Fully Connected Layers: The convolutional and pooling layers are followed by three fully connected layers, culminating in a softmax output layer for classification.

Architecture and Versions

The VGG model family includes several configurations, primarily differing in their depth. The most popular versions are VGG16 and VGG19.

Feature	VGG16	VGG19
Convolutional Layers	13	16
Pooling Layers	5 (Max Pooling)	5 (Max Pooling)
Fully Connected Layers	3	3
Total Weight Layers	16	19
Total Parameters	~138 million	~144 million
Primary Use	Image classification, feature extraction	Image classification, feature extraction

Both VGG16 and VGG19 share a similar organizational structure: a sequence of 3x3 convolutional layers (with ReLU activation) followed by 2x2 max-pooling layers, repeated five times. This is then followed by three fully connected layers: two with 4096 units each, and a final classification layer (e.g., 1000 units for ImageNet classes) with a softmax activation.

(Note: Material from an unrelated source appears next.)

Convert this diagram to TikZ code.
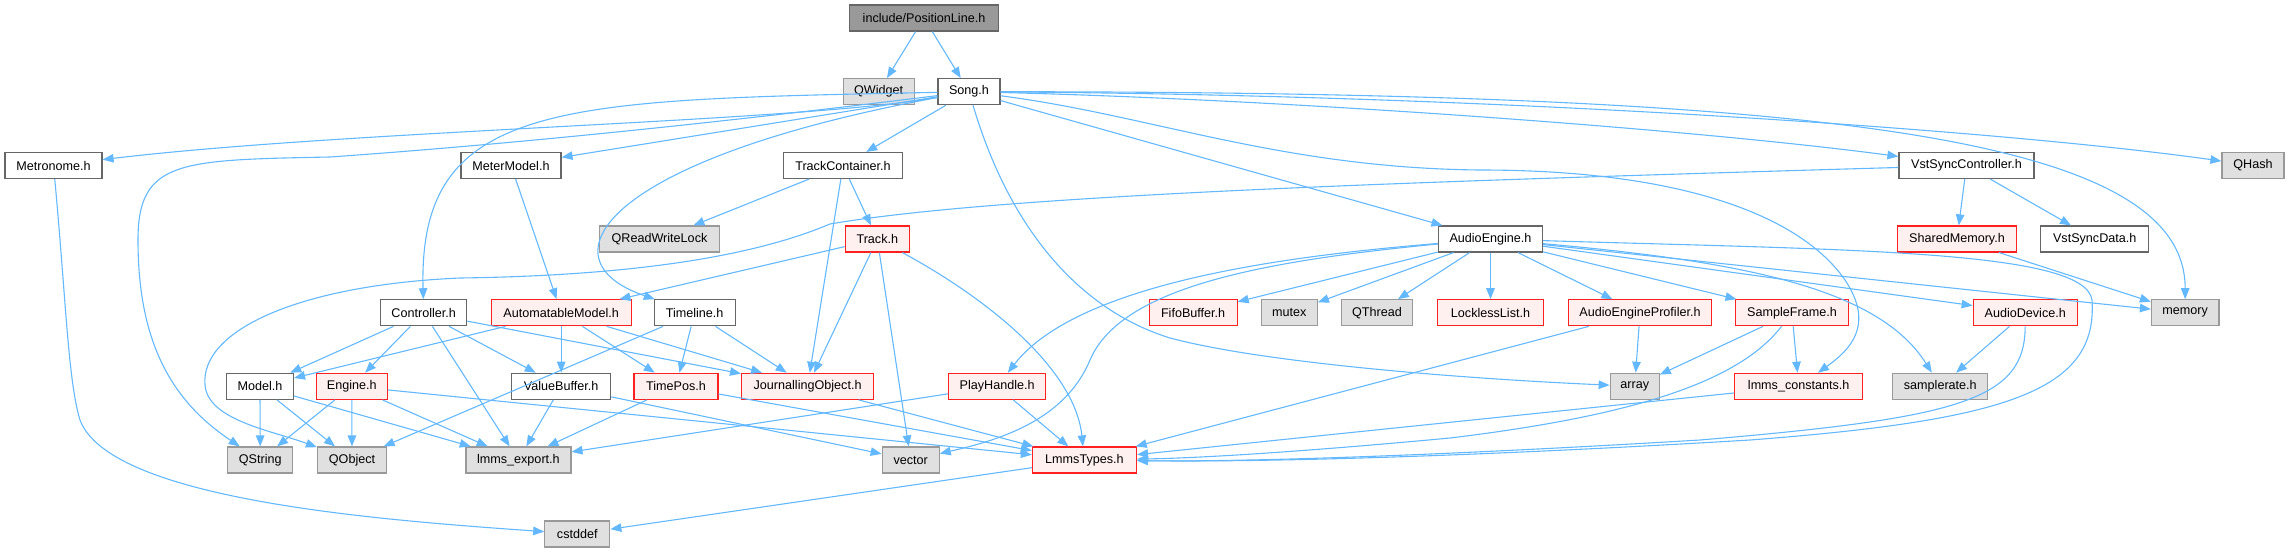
\documentclass[tikz,border=0pt]{standalone}
\usepackage{fontspec}
\setmainfont{Liberation Sans}
\usetikzlibrary{arrows.meta}
\definecolor{edgeblue}{HTML}{63B8FF}
\definecolor{bordgray}{HTML}{666666}
\definecolor{extborder}{HTML}{999999}
\definecolor{extfill}{HTML}{E0E0E0}
\definecolor{redfill}{HTML}{FFF0F0}
\definecolor{redborder}{HTML}{FF2020}
\definecolor{topfill}{HTML}{999999}
\begin{document}
\begin{tikzpicture}[x=1pt,y=-1pt,
  font=\fontsize{12.6}{14}\selectfont,
  box/.style={draw, rectangle, minimum height=26pt, inner sep=0pt, line width=1.2pt},
  bw/.style={minimum width=#1},
  wn/.style={box, draw=bordgray, fill=white},
  rn/.style={box, draw=redborder, fill=redfill},
  gn/.style={box, draw=extborder, fill=extfill},
  tn/.style={box, draw=bordgray, fill=topfill},
  edg/.style={draw=edgeblue, line width=1.1pt, -{Triangle[length=11pt,width=8.5pt]}}]
\useasboundingbox (0,0) rectangle (2290,552);

% row 0
\node[tn, bw=149pt] (pl) at (924,18) {include/PositionLine.h};
% row 1
\node[gn, bw=71pt] (qwidget) at (878.6,91.7) {QWidget};
\node[wn, bw=62pt] (song) at (969,91.7) {Song.h};
% row 2
\node[wn, bw=97pt] (met) at (53.5,165.5) {Metronome.h};
\node[wn, bw=100pt] (meter) at (511,165.5) {MeterModel.h};
\node[wn, bw=119pt] (tc) at (843,165.5) {TrackContainer.h};
\node[wn, bw=135pt] (vsc) at (1966.5,165.5) {VstSyncController.h};
\node[gn, bw=62pt] (qhash) at (2253,165.5) {QHash};
% row 3
\node[gn, bw=120pt] (qrwl) at (659.5,239) {QReadWriteLock};
\node[rn, bw=64pt] (track) at (877.3,239) {Track.h};
\node[wn, bw=104pt] (ae) at (1490.5,239) {AudioEngine.h};
\node[rn, bw=119pt] (shm) at (1957,239) {SharedMemory.h};
\node[wn, bw=108pt] (vsd) at (2094.7,239) {VstSyncData.h};
% row 4
\node[wn, bw=86pt] (ctrl) at (423.7,312.8) {Controller.h};
\node[rn, bw=140pt] (am) at (561.2,312.8) {AutomatableModel.h};
\node[wn, bw=81pt] (tl) at (694.6,312.8) {Timeline.h};
\node[rn, bw=88pt] (fifo) at (1193.1,312.8) {FifoBuffer.h};
\node[gn, bw=56pt] (mutex) at (1289.3,312.8) {mutex};
\node[gn, bw=71pt] (qthread) at (1377,312.8) {QThread};
\node[rn, bw=106pt] (ll) at (1490.5,312.8) {LocklessList.h};
\node[rn, bw=143pt] (aep) at (1640,312.8) {AudioEngineProfiler.h};
\node[rn, bw=113pt] (sf) at (1792,312.8) {SampleFrame.h};
\node[rn, bw=104pt] (ad) at (2025.2,312.8) {AudioDevice.h};
\node[gn, bw=67.5pt] (mem) at (2185.2,312.8) {memory};
% row 5
\node[wn, bw=67pt] (model) at (260,386.3) {Model.h};
\node[rn, bw=71pt] (engine) at (351.8,386.3) {Engine.h};
\node[wn, bw=99pt] (vb) at (561.2,386.3) {ValueBuffer.h};
\node[rn, bw=84pt] (tp) at (676,386.3) {TimePos.h};
\node[rn, bw=132pt] (jo) at (807.6,386.3) {JournallingObject.h};
\node[rn, bw=97pt] (ph) at (997.2,386.3) {PlayHandle.h};
\node[gn, bw=49pt] (arr) at (1634.7,386.3) {array};
\node[rn, bw=128pt] (lc) at (1798.7,386.3) {lmms\_constants.h};
\node[gn, bw=95pt] (sr) at (1940.3,386.3) {samplerate.h};
% row 6
\node[gn, bw=65pt] (qstring) at (260.2,460) {QString};
\node[gn, bw=69pt] (qobject) at (352,460) {QObject};
\node[gn, bw=105pt] (lexp) at (518.4,460) {lmms\_export.h};
\node[gn, bw=57pt] (vec) at (910.7,460) {vector};
\node[rn, bw=104pt] (lt) at (1084.4,460) {LmmsTypes.h};
% row 7
\node[gn, bw=65pt] (cstddef) at (577.3,534) {cstddef};

% PositionLine
\draw[edg] (pl) -- (qwidget);
\draw[edg] (pl) -- (song);
% Song
\draw[edg] (song) .. controls (800,122) and (350,130) .. (met);
\draw[edg] (song) -- (meter);
\draw[edg] (song) -- (tc);
\draw[edg] (song) .. controls (1300,100) and (1700,130) .. (vsc);
\draw[edg] (song) .. controls (1500,95) and (2000,130) .. (qhash);
\draw[edg] (song) .. controls (1850,92) and (2185,140) .. (mem);
\draw[edg] (song) -- (ae);
\draw[edg] (song) .. controls (560,100) and (418,100) .. (ctrl);
\draw[edg] (song) .. controls (600,160) and (540,260) .. (tl);
\draw[edg] (song) .. controls (700,125) and (500,145) .. (330,157)
  .. controls (180,160) and (138,160) .. (138,240)
  .. controls (138,340) and (170,400) .. (qstring);
\draw[edg] (song) .. controls (1010,230) and (1080,310) .. (1170,338)
  .. controls (1260,362) and (1450,378) .. (arr);
\draw[edg] (song) .. controls (1150,115) and (1280,168) .. (1480,170)
  .. controls (1680,170) and (1800,215) .. (1845,280)
  .. controls (1875,325) and (1850,350) .. (lc);
% Metronome
\draw[edg] (met) .. controls (66,300) and (68,380) .. (80,420)
  .. controls (110,500) and (380,520) .. (cstddef);
% MeterModel
\draw[edg] (meter) -- (am);
% TrackContainer
\draw[edg] (tc) -- (qrwl);
\draw[edg] (tc) -- (track);
\draw[edg] (tc) -- (jo);
% Track
\draw[edg] (track) -- (am);
\draw[edg] (track) -- (jo);
\draw[edg] (track) -- (vec);
\draw[edg] (track) .. controls (990,300) and (1075,370) .. (lt);
% VstSyncController
\draw[edg] (vsc) -- (shm);
\draw[edg] (vsc) -- (vsd);
\draw[edg] (vsc) .. controls (1400,182) and (1000,195) .. (830,224)
  .. controls (780,245) and (680,275) .. (460,278)
  .. controls (300,285) and (200,330) .. (205,385)
  .. controls (208,420) and (270,430) .. (qobject);
% SharedMemory
\draw[edg] (shm) -- (mem);
% AudioEngine
\draw[edg] (ae) -- (fifo);
\draw[edg] (ae) -- (mutex);
\draw[edg] (ae) -- (qthread);
\draw[edg] (ae) -- (ll);
\draw[edg] (ae) -- (aep);
\draw[edg] (ae) -- (sf);
\draw[edg] (ae) -- (ad);
\draw[edg] (ae) -- (mem);
\draw[edg] (ae) .. controls (1750,262) and (1880,290) .. (sr);
\draw[edg] (ae) .. controls (1300,255) and (1080,280) .. (ph);
\draw[edg] (ae) .. controls (1250,262) and (1120,290) .. (1090,360)
  .. controls (1065,420) and (1000,440) .. (vec);
\draw[edg] (ae) .. controls (1850,250) and (2085,250) .. (2092,300)
  .. controls (2098,390) and (2010,420) .. (1750,440)
  .. controls (1450,458) and (1250,462) .. (lt);
% AudioEngineProfiler
\draw[edg] (aep) -- (arr);
\draw[edg] (aep) -- (lt);
% SampleFrame
\draw[edg] (sf) -- (arr);
\draw[edg] (sf) -- (lc);
\draw[edg] (sf) .. controls (1740,380) and (1640,415) .. (1450,438)
  .. controls (1300,452) and (1200,458) .. (lt);
% lmms_constants
\draw[edg] (lc) -- (lt);
% AudioDevice
\draw[edg] (ad) -- (sr);
\draw[edg] (ad) .. controls (2025,400) and (1960,418) .. (1700,440)
  .. controls (1450,455) and (1250,462) .. (lt);
% Controller
\draw[edg] (ctrl) -- (model);
\draw[edg] (ctrl) -- (engine);
\draw[edg] (ctrl) -- (lexp);
\draw[edg] (ctrl) -- (vb);
\draw[edg] (ctrl) -- (jo);
% AutomatableModel
\draw[edg] (am) -- (model);
\draw[edg] (am) -- (vb);
\draw[edg] (am) -- (tp);
\draw[edg] (am) -- (jo);
% Timeline
\draw[edg] (tl) -- (qobject);
\draw[edg] (tl) -- (tp);
\draw[edg] (tl) -- (jo);
% Model
\draw[edg] (model) -- (qstring);
\draw[edg] (model) -- (qobject);
\draw[edg] (model) -- (lexp);
% Engine
\draw[edg] (engine) -- (qstring);
\draw[edg] (engine) -- (qobject);
\draw[edg] (engine) -- (lexp);
\draw[edg] (engine) -- (lt);
% ValueBuffer
\draw[edg] (vb) -- (lexp);
\draw[edg] (vb) -- (vec);
% TimePos
\draw[edg] (tp) -- (lexp);
\draw[edg] (tp) -- (lt);
% JournallingObject
\draw[edg] (jo) -- (lt);
% PlayHandle
\draw[edg] (ph) -- (lexp);
\draw[edg] (ph) -- (lt);
% LmmsTypes
\draw[edg] (lt) -- (cstddef);
\end{tikzpicture}
\end{document}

Significance and Applications

VGGNet's impact on the field of deep learning and computer vision has been substantial:

Benchmarking: It set a new standard for performance in large-scale image recognition tasks and became a widely used benchmark model for comparing new architectures.
Simplicity and Consistency: Its uniform architecture made it relatively easy to understand and implement, contributing to its widespread adoption.
Transfer Learning: Pre-trained VGGNet models (trained on the vast ImageNet dataset) are highly effective for transfer learning. Researchers and developers often use VGGNet as a powerful feature extractor for custom image classification, object detection, or segmentation tasks, significantly reducing the need for large training datasets.
Inspiration for Deeper Networks: VGGNet's success in showing the benefits of deeper networks paved the way for even deeper architectures like ResNet.

Practical Insights

When working with VGGNet, consider the following:

Computational Cost: Due to its depth and large number of parameters (over 100 million), training VGGNet from scratch requires significant computational resources.
Memory Footprint: The intermediate feature maps, especially early in the network, can consume considerable memory.
Pre-trained Models: For most practical applications, leveraging pre-trained VGGNet models from libraries like TensorFlow or PyTorch is the most efficient approach. These models can be fine-tuned on specific datasets, or their convolutional layers can be used to extract features that are then fed into a new, smaller classifier.

VGGNet remains a foundational model in deep learning, illustrating the power of increasing network depth with simple, repeated architectural blocks to achieve high performance in visual recognition tasks.